Die Kostenentscheidung beruht auf § 193 SGG.
Die Revision ist vom Senat wegen grundsätzlicher Bedeutung der Rechtssache zugelassen worden, § 160 Abs. 2 Nr. 1 SGG.
II. Die Beklagte hat der Klägerin die außergerichtlichen Kosten zu erstatten.
III. Die Revision wird zugelassen.
Tatbestand:
Es geht in dem Rechtsstreit um den Eintritt einer Sperrzeit für die Zeit vom 1. Juli 1987 bis 22. September 1987, sowie um Arbeitslosengeld für denselben Zeitraum.
Die 1958 geborene Klägerin arbeitete vom 1. August 1975 bis zum 30. Juni 1987 als Küchengehilfin gegen ein monatliches Bruttoentgelt von zuletzt DM 2.157,72. Ausweislich der Bescheinigung des Diakonischen Werkes Kurhessen-Waldeck vom 11. Juni 1987 kündigte die Klägerin das Arbeitsverhältnis am 10. April 1987 zum 30. Juni 1987. Am 4. Juni 1987 heiratete die Klägerin ihren in XX. arbeitenden und lebenden Ehemann. Am 29. Juni 1987 meldete sich die Klägerin arbeitslos und beantragte Arbeitslosengeld, das ihr mit Bescheid vom 9. Juli 1987 für die Zeit ab 23. September 1987 gewährt wurde.

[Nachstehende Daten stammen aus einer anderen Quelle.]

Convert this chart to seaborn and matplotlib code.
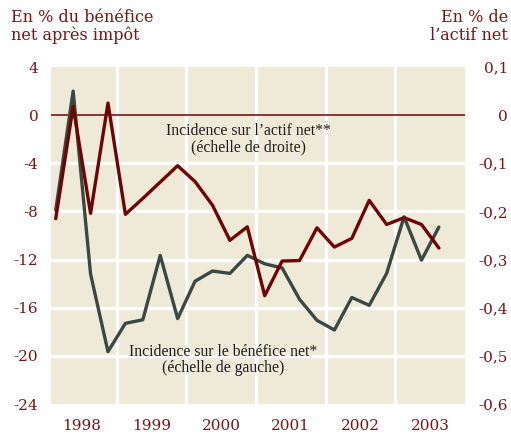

Mit Bescheid vom 7. Juli 1987 stellte die Beklagte den Eintritt einer Sperrzeit für die Zeit vom 1. Juli bis 22. September 1987 fest und führte in der Begründung aus, die Klägerin habe zwar angegeben, daß sie gekündigt habe, um zu ihrem Ehemann zu ziehen, ein Umzugstermin stehe jedoch nicht fest. Hiergegen hat die Klägerin am 10. Juli 1987 Widerspruch erhoben und vorgetragen, sie habe sich mit ihrem Ehemann zusammen in XX. eine Wohnung nehmen wollen. Der Umzug sei jedoch noch nicht erfolgt, da sie in XX. noch keine neue Arbeit gefunden habe. Ohne ihre Arbeitsaufnahme könne die Miete und sonstigen Lebenshaltungskosten nicht aus dem Einkommen ihres Mannes allein aufgebracht werden. Außerdem habe sie sich vorher beim Arbeitsamt Korbach (Herrn S.) erkundigt, der zugesichert habe, daß im Falle ihrer Kündigung keine Sperrzeit eintreten werde. Ausweislich eines Vermerkes vom 15. Juli 1987 konnte sich Herr S. an ein Gespräch mit der Klägerin nicht mehr erinnern.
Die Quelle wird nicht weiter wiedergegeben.